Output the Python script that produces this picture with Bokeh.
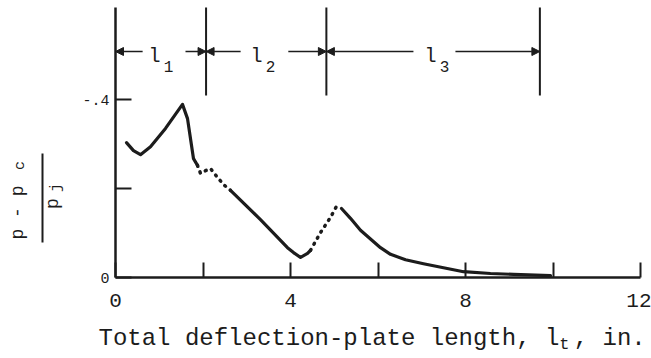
import math
from bokeh.plotting import figure
from bokeh.models import Range1d, FixedTicker, Label, Arrow, NormalHead, ColumnDataSource
from bokeh.embed import file_html
from bokeh.resources import INLINE

# ---- curve data ----
x_solid1 = [0.251, 0.411, 0.571, 0.800, 1.143, 1.531, 1.646, 1.783, 1.874]
y_solid1 = [0.303, 0.285, 0.276, 0.294, 0.335, 0.389, 0.357, 0.267, 0.252]
x_dot1 = [1.874, 1.943, 2.057, 2.171, 2.354, 2.491, 2.629]
y_dot1 = [0.252, 0.234, 0.240, 0.245, 0.222, 0.207, 0.196]
x_solid2 = [2.629, 3.314, 3.931, 4.069, 4.229, 4.389, 4.457]
y_solid2 = [0.196, 0.130, 0.067, 0.056, 0.045, 0.054, 0.061]
x_dot2 = [4.457, 4.686, 4.914, 5.074]
y_dot2 = [0.061, 0.101, 0.135, 0.164]
x_solid3 = [5.166, 5.371, 5.600, 6.057, 6.286, 6.629, 7.040, 7.497, 7.954, 8.571, 9.097, 9.943]
y_solid3 = [0.155, 0.133, 0.106, 0.067, 0.052, 0.040, 0.031, 0.022, 0.013, 0.009, 0.007, 0.004]

# ---- plate-length regions ----
region_edges = [0.0, 2.07, 4.82, 9.70]
region_subs = ["1", "2", "3"]
region_label_x = [0.891, 3.223, 7.200]
arrow_outer = [0.0, 2.07, 2.07, 4.82, 4.82, 9.70]
arrow_inner = [0.62, 1.60, 2.86, 3.95, 6.81, 7.77]

# ---- ticks ----
x_ticks = [0, 2, 4, 6, 8, 10, 12]
x_tick_labels = {0: "0", 2: "", 4: "4", 6: "", 8: "8", 10: "", 12: "12"}
y_ticks = [0, 0.2, 0.4]
y_tick_labels = {0: "0", 0.2: "", 0.4: "-.4"}

INK = "#1c1c1c"
FONT = "Liberation Mono"

# pixel helpers for annotation placement (x=0 at px 115, x=12 at px 640; y=0 at px 277, 0.4 at px 99)
def dx(px):
    return (px - 115) / 43.75

def dy(py):
    return (277 - py) / 445.0

p = figure(width=651, height=358, output_backend="svg", toolbar_location=None,
           x_range=Range1d(dx(0), dx(651)), y_range=Range1d(dy(358), dy(0)),
           min_border=0)
p.outline_line_color = None
p.xgrid.visible = False
p.ygrid.visible = False
p.background_fill_color = "white"
p.border_fill_color = "white"

for ax in (p.xaxis, p.yaxis):
    ax.axis_line_color = INK
    ax.axis_line_width = 2.5
    ax.major_tick_line_color = INK
    ax.major_tick_line_width = 2
    ax.major_tick_out = 0
    ax.minor_tick_line_color = None
    ax.major_label_text_font = FONT
    ax.major_label_text_color = INK
    ax.fixed_location = 0

top_y = dy(7)
p.xaxis.bounds = (0, 12)
p.xaxis.ticker = FixedTicker(ticks=x_ticks)
p.xaxis.major_label_overrides = x_tick_labels
p.xaxis.major_tick_in = 15
p.xaxis.major_label_text_font_size = "21px"
p.xaxis.major_label_standoff = 16

p.yaxis.bounds = (0, top_y)
p.yaxis.ticker = FixedTicker(ticks=y_ticks)
p.yaxis.major_label_overrides = y_tick_labels
p.yaxis.major_tick_in = 16
p.yaxis.major_label_text_font_size = "15px"
p.yaxis.major_label_standoff = 6

# ---- curve ----
for xs, ys in ((x_solid1, y_solid1), (x_solid2, y_solid2), (x_solid3, y_solid3)):
    p.line(xs, ys, line_color=INK, line_width=3.2, line_join="round", line_cap="round")
for xs, ys in ((x_dot1, y_dot1), (x_dot2, y_dot2)):
    p.line(xs, ys, line_color=INK, line_width=3.5, line_dash="1 6", line_cap="round", line_join="round")

# ---- region boundary lines ----
p.segment(x0=region_edges[1:], y0=[dy(95)] * 3, x1=region_edges[1:], y1=[top_y] * 3,
          line_color=INK, line_width=2)

arrow_y = dy(51)
asrc = ColumnDataSource(dict(xs=arrow_inner, xe=arrow_outer,
                             ys=[arrow_y] * 6, ye=[arrow_y] * 6))
p.add_layout(Arrow(end=NormalHead(size=8, fill_color=INK, line_color=INK), start=None,
                   x_start="xs", y_start="ys", x_end="xe", y_end="ye", source=asrc,
                   line_color=INK, line_width=1.5))

for lx, sub in zip(region_label_x, region_subs):
    p.add_layout(Label(x=lx, y=dy(56), text="l", text_font=FONT, text_font_size="20px",
                       text_color=INK, text_align="center", text_baseline="middle"))
    p.add_layout(Label(x=lx + 0.32, y=dy(66), text=sub, text_font=FONT, text_font_size="16px",
                       text_color=INK, text_align="center", text_baseline="middle"))

# ---- y-axis title: (p - p_c) / p_j, rotated ----
p.add_layout(Label(x=dx(17), y=dy(212), text="p - p", angle=math.pi / 2, text_font=FONT,
                   text_font_size="18px", text_color=INK, text_align="center", text_baseline="middle"))
p.add_layout(Label(x=dx(20), y=dy(165), text="c", angle=math.pi / 2, text_font=FONT,
                   text_font_size="15px", text_color=INK, text_align="center", text_baseline="middle"))
p.segment(x0=[dx(42)], y0=[dy(153)], x1=[dx(42)], y1=[dy(242)], line_color=INK, line_width=2)
p.add_layout(Label(x=dx(52), y=dy(203), text="p", angle=math.pi / 2, text_font=FONT,
                   text_font_size="18px", text_color=INK, text_align="center", text_baseline="middle"))
p.add_layout(Label(x=dx(56), y=dy(187), text="j", angle=math.pi / 2, text_font=FONT,
                   text_font_size="15px", text_color=INK, text_align="center", text_baseline="middle"))

# ---- x-axis title with subscript ----
cw = 14.4
p.add_layout(Label(x=dx(98), y=dy(338), text="Total deflection-plate length, l", text_font=FONT,
                   text_font_size="24px", text_color=INK, text_align="left", text_baseline="middle"))
p.add_layout(Label(x=dx(98 + 32 * cw), y=dy(344), text="t", text_font=FONT,
                   text_font_size="17px", text_color=INK, text_align="left", text_baseline="middle"))
p.add_layout(Label(x=dx(98 + 33 * cw), y=dy(338), text=", in.", text_font=FONT,
                   text_font_size="24px", text_color=INK, text_align="left", text_baseline="middle"))

open("out.html", "w").write(file_html(p, INLINE))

○ ○ ○

Aim of the exercise: Reproduce exactly the run of lines that opens the listing and closes with the line holding "0.009, 0.007, 0.004]". Pictures are excluded.

Result of this task:
Output the Python script that produces this picture with Bokeh.
import math
from bokeh.plotting import figure
from bokeh.models import Range1d, FixedTicker, Label, Arrow, NormalHead, ColumnDataSource
from bokeh.embed import file_html
from bokeh.resources import INLINE

# ---- curve data ----
x_solid1 = [0.251, 0.411, 0.571, 0.800, 1.143, 1.531, 1.646, 1.783, 1.874]
y_solid1 = [0.303, 0.285, 0.276, 0.294, 0.335, 0.389, 0.357, 0.267, 0.252]
x_dot1 = [1.874, 1.943, 2.057, 2.171, 2.354, 2.491, 2.629]
y_dot1 = [0.252, 0.234, 0.240, 0.245, 0.222, 0.207, 0.196]
x_solid2 = [2.629, 3.314, 3.931, 4.069, 4.229, 4.389, 4.457]
y_solid2 = [0.196, 0.130, 0.067, 0.056, 0.045, 0.054, 0.061]
x_dot2 = [4.457, 4.686, 4.914, 5.074]
y_dot2 = [0.061, 0.101, 0.135, 0.164]
x_solid3 = [5.166, 5.371, 5.600, 6.057, 6.286, 6.629, 7.040, 7.497, 7.954, 8.571, 9.097, 9.943]
y_solid3 = [0.155, 0.133, 0.106, 0.067, 0.052, 0.040, 0.031, 0.022, 0.013, 0.009, 0.007, 0.004]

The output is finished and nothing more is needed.